DEVELOPMENT OF THE WILCOX SAND: COWETA OIL FIELDS - WAGONER COUNTY, OKLAHOMA
This shallow conventional oil play has been producing oil for several decades. Millions of barrels of oil have been produced from the Coweta Oil Field in multiple zones. These zones include Dutcher Sandstone, Pink Lime, Mississippi Limestone, Wilcox Sandstone, and the Tyner Sandstone.
Numerous multi-million barrel reservoirs in the Wilcox Sand are left to be developed and put into production. Technology to produce the Wilcox sand was not economically available until recently. The Wilcox Sandstone reservoir tops at 900 to 1000 feet deep and is consistently 30 to 42 feet thick. These wells are relatively shallow, simple, and easy to drill. Most of the necessary drilling and completion technology is available locally, and has been in use for decades so the drilling and completion costs for these wells are relatively low and predictable. This prospect is on a 40-acre tract of land surrounded by both currently producing and previously producing oil & gas wells. The thirty eight control wells that were drilled on and around Tract 1 produced oil or gas from at least one zone other than the Wilcox.
Since 1922 numerous oil men and oil companies; including Getty, Phillips 66, and Gulf have drilled with the anticipation to produce the Wilcox reservoir which was discovered in 1918. Each and every well was successful in hitting the Wilcox formation and starting initial production. The wells made an enormous quantity of oil during initial production. However, when the wells were put on, pump scaling began to occur. The scaling would reduce production in 30 to 60 days to a point where pulling the production string was required to remove the scale. Records indicate that each producer used the current technology of the time to combat the scale, but there really was no solution for suspending the scale. With these kind of results on record, at the Mid Continent Oil Library, the field was largely ignored until recently.

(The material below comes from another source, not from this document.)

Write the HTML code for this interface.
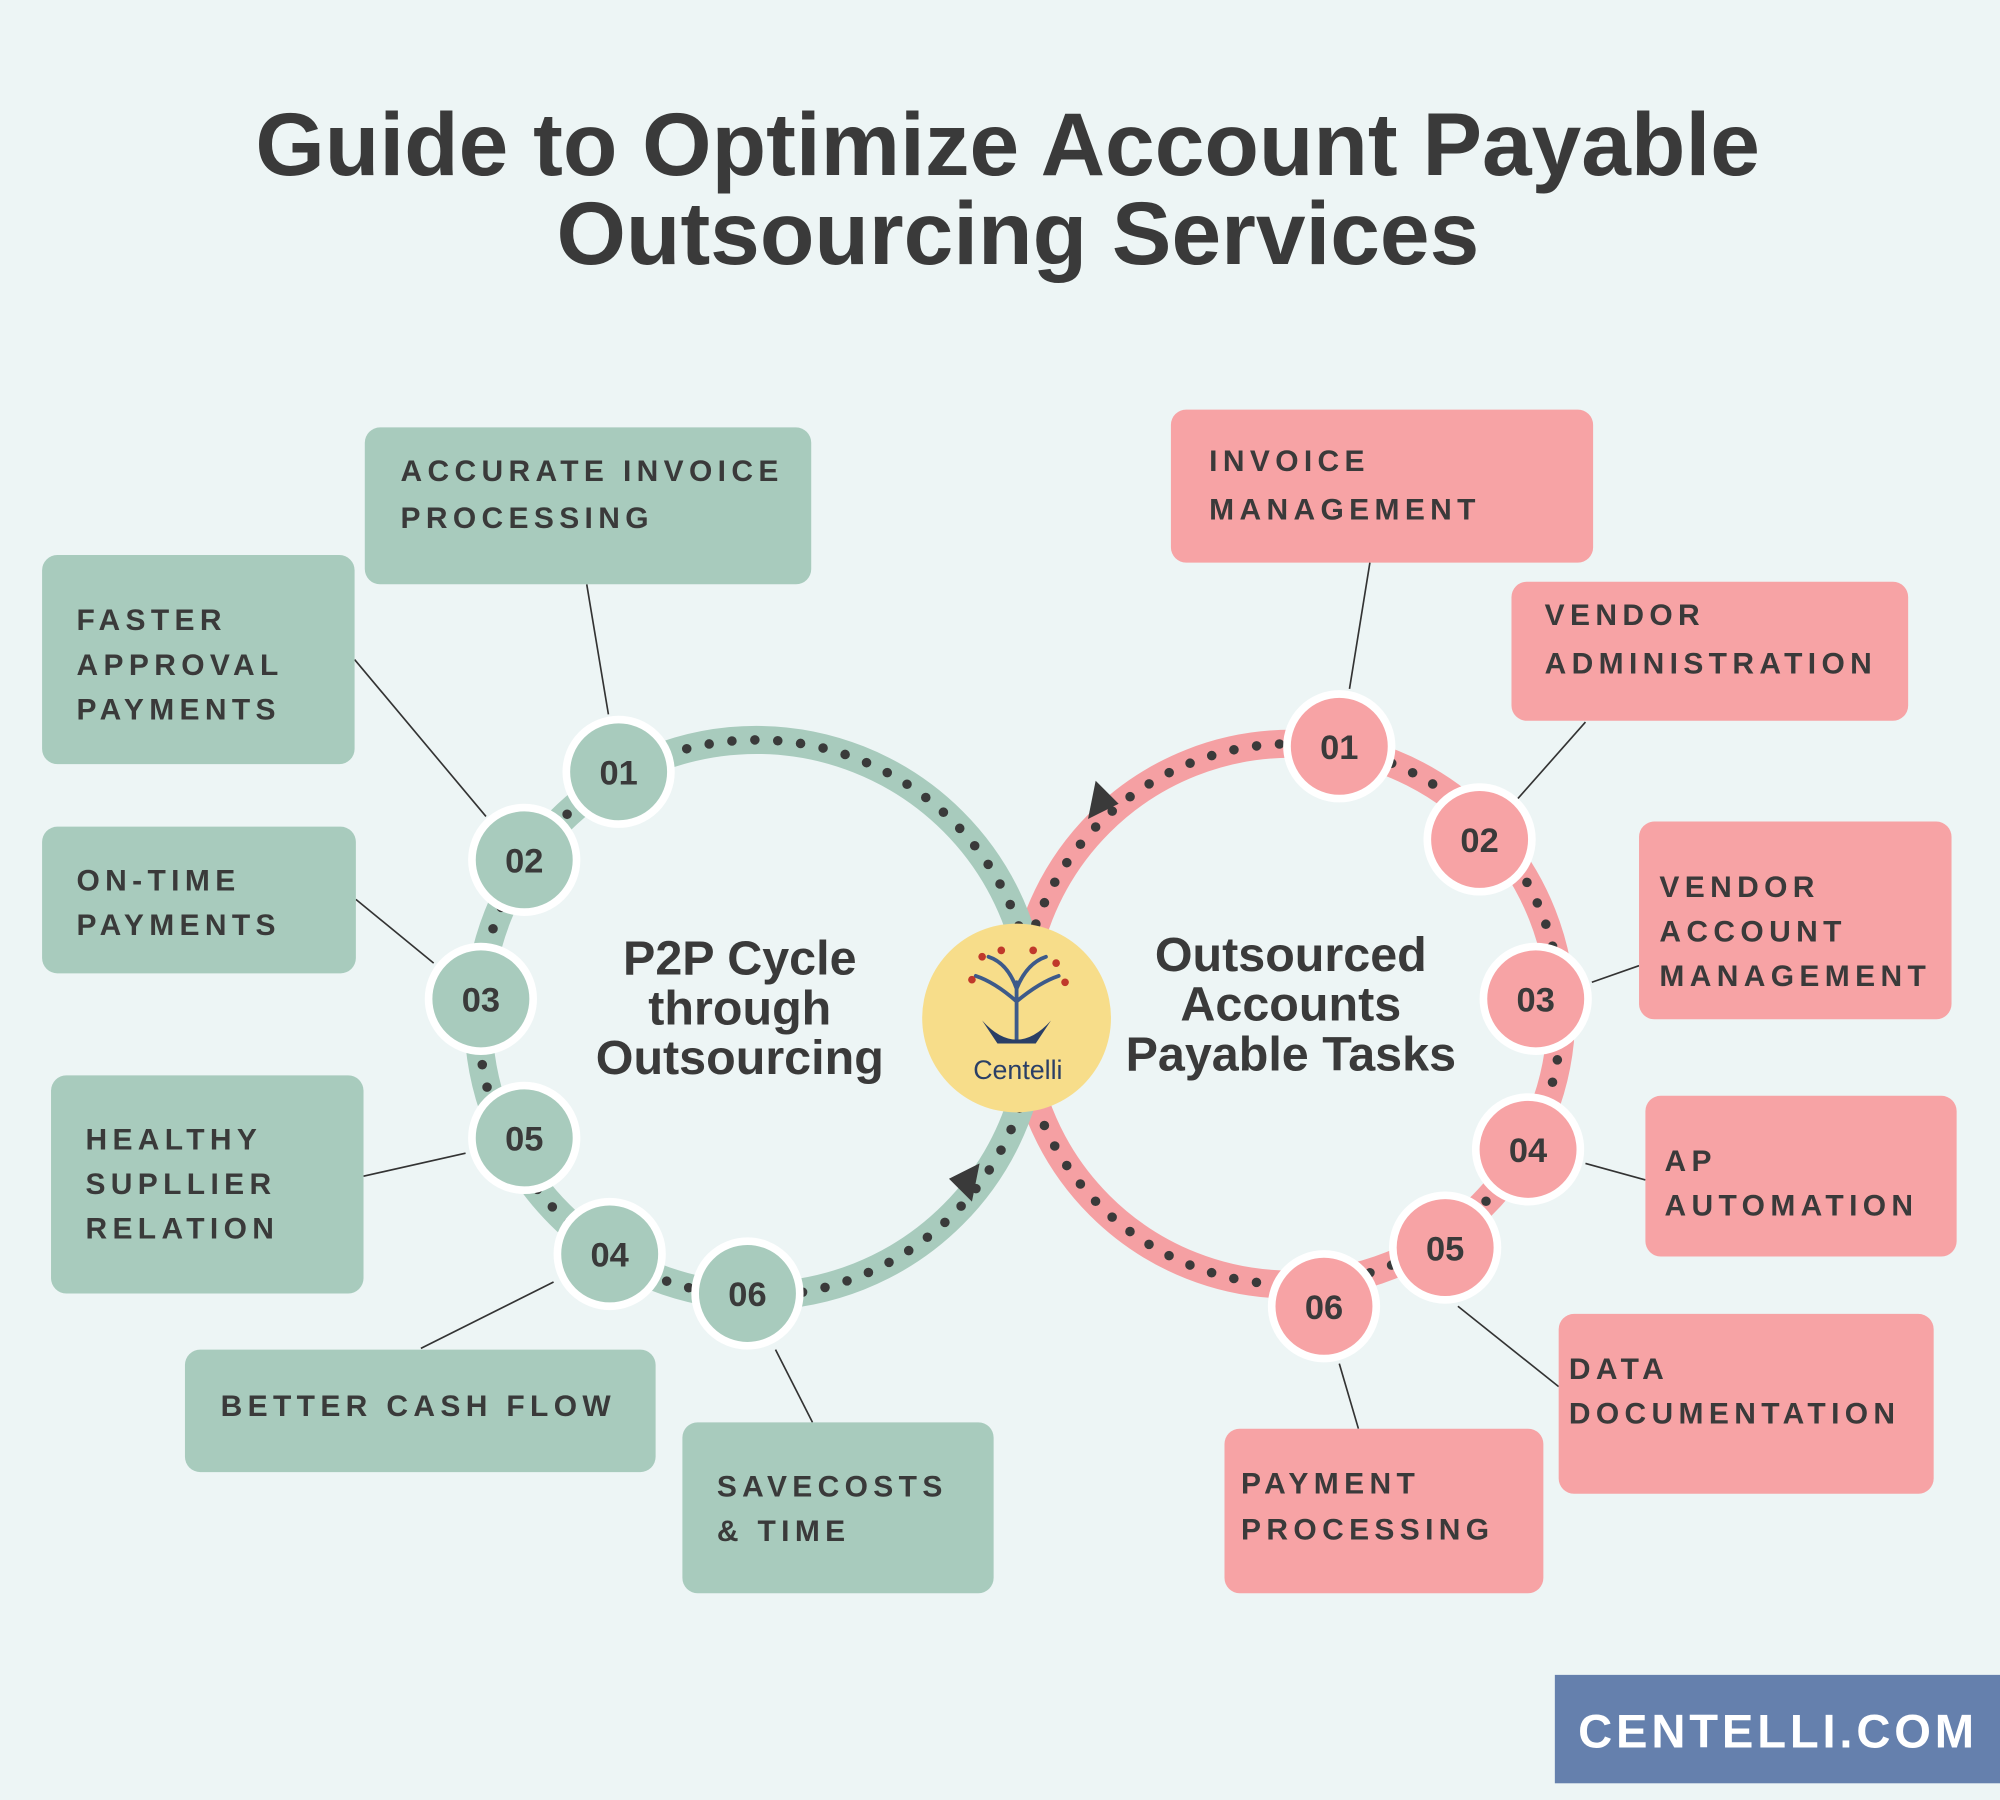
<!DOCTYPE html>
<html><head><meta charset="utf-8"><style>
html,body{margin:0;padding:0;background:#edf5f5;}
svg{display:block;}
text{font-family:"Liberation Sans",sans-serif;font-weight:700;fill:#3a3a3a;}
.lb{font-size:23.5px;letter-spacing:4.2px;}
.nm{font-size:27px;text-anchor:middle;}
.ct{font-size:38px;text-anchor:middle;}
</style></head><body>
<svg width="2000" height="1800" viewBox="0 0 1568 1411" xmlns="http://www.w3.org/2000/svg">
<rect width="1568" height="1411" fill="#edf5f5"/>
<text x="790" y="137" text-anchor="middle" font-size="70">Guide to Optimize Account Payable</text>
<text x="798" y="207" text-anchor="middle" font-size="70">Outsourcing Services</text>

<g stroke="#333" stroke-width="1.3">
<line x1="460" y1="458" x2="477" y2="560"/>
<line x1="278" y1="517" x2="381" y2="640"/>
<line x1="279" y1="705" x2="340" y2="755"/>
<line x1="285" y1="922" x2="365" y2="904"/>
<line x1="330" y1="1057" x2="434" y2="1005"/>
<line x1="608" y1="1058" x2="637" y2="1115"/>
<line x1="1074" y1="441" x2="1058" y2="540"/>
<line x1="1243" y1="566" x2="1190" y2="626"/>
<line x1="1285" y1="757" x2="1248" y2="770"/>
<line x1="1290" y1="925" x2="1243" y2="912"/>
<line x1="1222" y1="1087" x2="1143" y2="1024"/>
<line x1="1065" y1="1120" x2="1050" y2="1069"/>
</g>

<circle cx="1012" cy="795" r="212" fill="none" stroke="#f5a0a3" stroke-width="22"/>
<circle cx="593" cy="798" r="218" fill="none" stroke="#a8cbbd" stroke-width="22"/>
<circle cx="1012" cy="795" r="212" fill="none" stroke="#3a3a3a" stroke-width="7.5" stroke-linecap="round" stroke-dasharray="0 18"/>
<circle cx="593" cy="798" r="218" fill="none" stroke="#3a3a3a" stroke-width="7.5" stroke-linecap="round" stroke-dasharray="0 18"/>
<polygon points="768,912 744,924 762,942" fill="#3a3a3a"/>
<polygon points="853,642 877,630 859,612" fill="#3a3a3a"/>

<g fill="#a8cbbd">
<rect x="286" y="335" width="350" height="123" rx="12"/>
<rect x="33" y="435" width="245" height="164" rx="12"/>
<rect x="33" y="648" width="246" height="115" rx="12"/>
<rect x="40" y="843" width="245" height="171" rx="12"/>
<rect x="145" y="1058" width="369" height="96" rx="12"/>
<rect x="535" y="1115" width="244" height="134" rx="12"/>
</g>
<g fill="#f7a3a5">
<rect x="918" y="321" width="331" height="120" rx="12"/>
<rect x="1185" y="456" width="311" height="109" rx="12"/>
<rect x="1285" y="644" width="245" height="155" rx="12"/>
<rect x="1290" y="859" width="244" height="126" rx="12"/>
<rect x="1222" y="1030" width="294" height="141" rx="12"/>
<rect x="960" y="1120" width="250" height="129" rx="12"/>
</g>
<g>
<text x="314" y="377" class="lb">ACCURATE INVOICE</text>
<text x="314" y="414" class="lb">PROCESSING</text>
<text x="60" y="494" class="lb">FASTER</text>
<text x="60" y="529" class="lb">APPROVAL</text>
<text x="60" y="564" class="lb">PAYMENTS</text>
<text x="60" y="698" class="lb">ON-TIME</text>
<text x="60" y="733" class="lb">PAYMENTS</text>
<text x="67" y="901" class="lb">HEALTHY</text>
<text x="67" y="936" class="lb">SUPLLIER</text>
<text x="67" y="971" class="lb">RELATION</text>
<text x="173" y="1110" class="lb">BETTER CASH FLOW</text>
<text x="562" y="1173" class="lb">SAVECOSTS</text>
<text x="562" y="1208" class="lb">&amp; TIME</text>
<text x="948" y="369" class="lb">INVOICE</text>
<text x="948" y="407" class="lb">MANAGEMENT</text>
<text x="1211" y="490" class="lb">VENDOR</text>
<text x="1211" y="528" class="lb">ADMINISTRATION</text>
<text x="1301" y="703" class="lb">VENDOR</text>
<text x="1301" y="738" class="lb">ACCOUNT</text>
<text x="1301" y="773" class="lb">MANAGEMENT</text>
<text x="1305" y="918" class="lb">AP</text>
<text x="1305" y="953" class="lb">AUTOMATION</text>
<text x="1230" y="1081" class="lb">DATA</text>
<text x="1230" y="1116" class="lb">DOCUMENTATION</text>
<text x="973" y="1171" class="lb">PAYMENT</text>
<text x="973" y="1207" class="lb">PROCESSING</text>
</g>

<g stroke="#fff" stroke-width="6" fill="#a8cbbd">
<circle cx="485" cy="605" r="41"/>
<circle cx="411" cy="674" r="41"/>
<circle cx="377" cy="783" r="41"/>
<circle cx="411" cy="892" r="41"/>
<circle cx="478" cy="983" r="41"/>
<circle cx="586" cy="1014" r="41"/>
</g>
<g stroke="#fff" stroke-width="6" fill="#f7a3a5">
<circle cx="1050" cy="585" r="41"/>
<circle cx="1160" cy="658" r="41"/>
<circle cx="1204" cy="783" r="41"/>
<circle cx="1198" cy="901" r="41"/>
<circle cx="1133" cy="978" r="41"/>
<circle cx="1038" cy="1024" r="41"/>
</g>
<g>
<text x="485" y="615" class="nm">01</text>
<text x="411" y="684" class="nm">02</text>
<text x="377" y="793" class="nm">03</text>
<text x="411" y="902" class="nm">05</text>
<text x="478" y="993" class="nm">04</text>
<text x="586" y="1024" class="nm">06</text>
<text x="1050" y="595" class="nm">01</text>
<text x="1160" y="668" class="nm">02</text>
<text x="1204" y="793" class="nm">03</text>
<text x="1198" y="911" class="nm">04</text>
<text x="1133" y="988" class="nm">05</text>
<text x="1038" y="1034" class="nm">06</text>
</g>

<text x="580" y="764" class="ct">P2P Cycle</text>
<text x="580" y="803" class="ct">through</text>
<text x="580" y="842" class="ct">Outsourcing</text>
<text x="1012" y="761" class="ct">Outsourced</text>
<text x="1012" y="800" class="ct">Accounts</text>
<text x="1012" y="839" class="ct">Payable Tasks</text>

<circle cx="797" cy="798" r="74" fill="#f7dd8a"/>
<g stroke="#3d5a8a" stroke-width="3" fill="none" stroke-linecap="round">
<path d="M797 815 L797 770 M797 785 Q780 770 765 765 M797 785 Q815 770 830 765 M797 775 Q790 755 775 750 M797 775 Q805 755 820 750"/>
</g>
<path d="M770 800 Q797 830 824 800 L812 818 L782 818 Z" fill="#2a3f66"/>
<g fill="#c0392b"><circle cx="770" cy="750" r="3"/><circle cx="785" cy="745" r="3"/><circle cx="810" cy="745" r="3"/><circle cx="828" cy="755" r="3"/><circle cx="762" cy="768" r="3"/><circle cx="835" cy="770" r="3"/></g>
<text x="798" y="846" text-anchor="middle" font-size="21" style="font-weight:400;fill:#2a3f66">Centelli</text>

<rect x="1219" y="1313" width="349" height="85" fill="#6580ad"/>
<text x="1394" y="1370" text-anchor="middle" font-size="37" letter-spacing="3" style="fill:#fff">CENTELLI.COM</text>
</svg>
</body></html>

In the past six months, Mark Resources purchased 3 Wilcox wells drilled in 1995. These wells had very limited production due to the barium sulfate scale. In April of 2012 Mark Oil reworked the production equipment, cleaned the wells, and started production. Petrolite was contracted to start a treatment program on the 3 wells - using the same chemicals and process used in this project. The production, in a 90 day time period, has gone from 11 barrels a day to over 30 barrels a day as the wells continue to clean out with the treatment. The full potential of the wells is not expected to be obtained until late September 2013.
The chemical used in treating the Wilcox production to suspend the barium sulfate is Petrolite SCW2600. SCW2600 scale preventative is an aminomethylene phosphonic acid scale inhibitor which was developed especially for use in controlling barium sulfate scaling. It is an excellent inhibitor for control of calcium carbonate deposition, and is also useful in inhibiting calcium sulfate deposition.

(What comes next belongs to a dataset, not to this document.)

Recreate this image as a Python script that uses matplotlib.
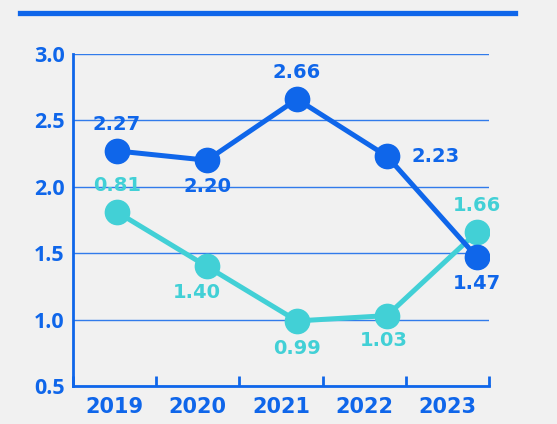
import numpy as np
import matplotlib
matplotlib.use("Agg")
import matplotlib.pyplot as plt
from matplotlib.lines import Line2D

years = ["2019", "2020", "2021", "2022", "2023"]
series_a = [2.27, 2.20, 2.66, 2.23, 1.47]
series_b = [1.81, 1.40, 0.99, 1.03, 1.66]
labels_a = ["2.27", "2.20", "2.66", "2.23", "1.47"]
labels_b = ["0.81", "1.40", "0.99", "1.03", "1.66"]
yticks = [0.5, 1.0, 1.5, 2.0, 2.5, 3.0]

BLUE = "#0f66ea"
CYAN = "#42d0d6"
BG = "#f1f1f1"

fig = plt.figure(figsize=(5.57, 4.24), dpi=100, facecolor=BG)
ax = fig.add_axes([73/557, 1-386/424, (489-73)/557, (386-54)/424])
ax.set_facecolor(BG)

x = np.arange(len(years))
ax.plot(x, series_b, color=CYAN, lw=3.6, marker="o", ms=17.5, zorder=3, solid_capstyle="round")
ax.plot(x, series_a, color=BLUE, lw=3.6, marker="o", ms=17.5, zorder=4, solid_capstyle="round")

x0, x1 = -0.489, 4.133
ax.set_xlim(x0, x1)
ax.set_ylim(0.5, 3.0)

bounds = np.linspace(x0, x1, 6)
centers = (bounds[:-1] + bounds[1:]) / 2
ax.set_xticks(bounds)
ax.set_xticklabels([""] * 6)
ax.set_xticks(centers, minor=True)
ax.set_xticklabels(years, minor=True)
ax.tick_params(axis="x", which="major", direction="in", length=7, width=2, color=BLUE)
ax.tick_params(axis="x", which="minor", length=0, pad=8, labelsize=15, labelcolor=BLUE)
for t in ax.get_xticklabels(minor=True):
    t.set_fontweight("bold")
    t.set_family("DejaVu Sans")

ax.set_yticks(yticks)
ax.set_yticklabels([f"{v:.1f}" for v in yticks])
ax.tick_params(axis="y", length=0, pad=6, labelsize=15.5, labelcolor=BLUE)
for t in ax.get_yticklabels():
    t.set_fontweight("bold")
    t.set_family("Open Sans")

ax.grid(axis="y", color=BLUE, lw=1.0, alpha=0.85)
ax.set_axisbelow(True)
for s in ["top", "right"]:
    ax.spines[s].set_visible(False)
for s in ["left", "bottom"]:
    ax.spines[s].set_color(BLUE)
    ax.spines[s].set_linewidth(2)

off_a = [(0, 19), (0, -19), (0, 19), (35, 0), (0, -19)]
off_b = [(0, 19), (-7, -19), (0, -20), (-2, -18), (0, 19)]
for i in range(len(years)):
    ax.annotate(labels_a[i], (x[i], series_a[i]), xytext=off_a[i], textcoords="offset points",
                ha="center", va="center", color=BLUE, fontsize=14, fontweight="bold",
                family="DejaVu Sans", zorder=6)
    ax.annotate(labels_b[i], (x[i], series_b[i]), xytext=off_b[i], textcoords="offset points",
                ha="center", va="center", color=CYAN, fontsize=14, fontweight="bold",
                family="DejaVu Sans", zorder=6)

fig.add_artist(Line2D([20/557, 515/557], [1-13/424, 1-13/424], color=BLUE, lw=3.8,
                      transform=fig.transFigure))

fig.savefig("out.png", dpi=100, facecolor=BG)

The primary production formation in this project is the Wilcox Sand. Completion reports, on file in the Oklahoma Corporation Commission, show the Wilcox in this prospect location to be thicker than most Wilcox deposits producing in Oklahoma. The Wilcox is a beach sand, or blanket sand deposit and fairly even when it is present. Using the records on file, an Isopach model was developed for this project. It shows that the Wilcox producing section is 30 to 42 feet thick and pretty consistent across the quarter at that thickness. It is that thickness that accounts for the initial production reports of 300 plus barrels a day production.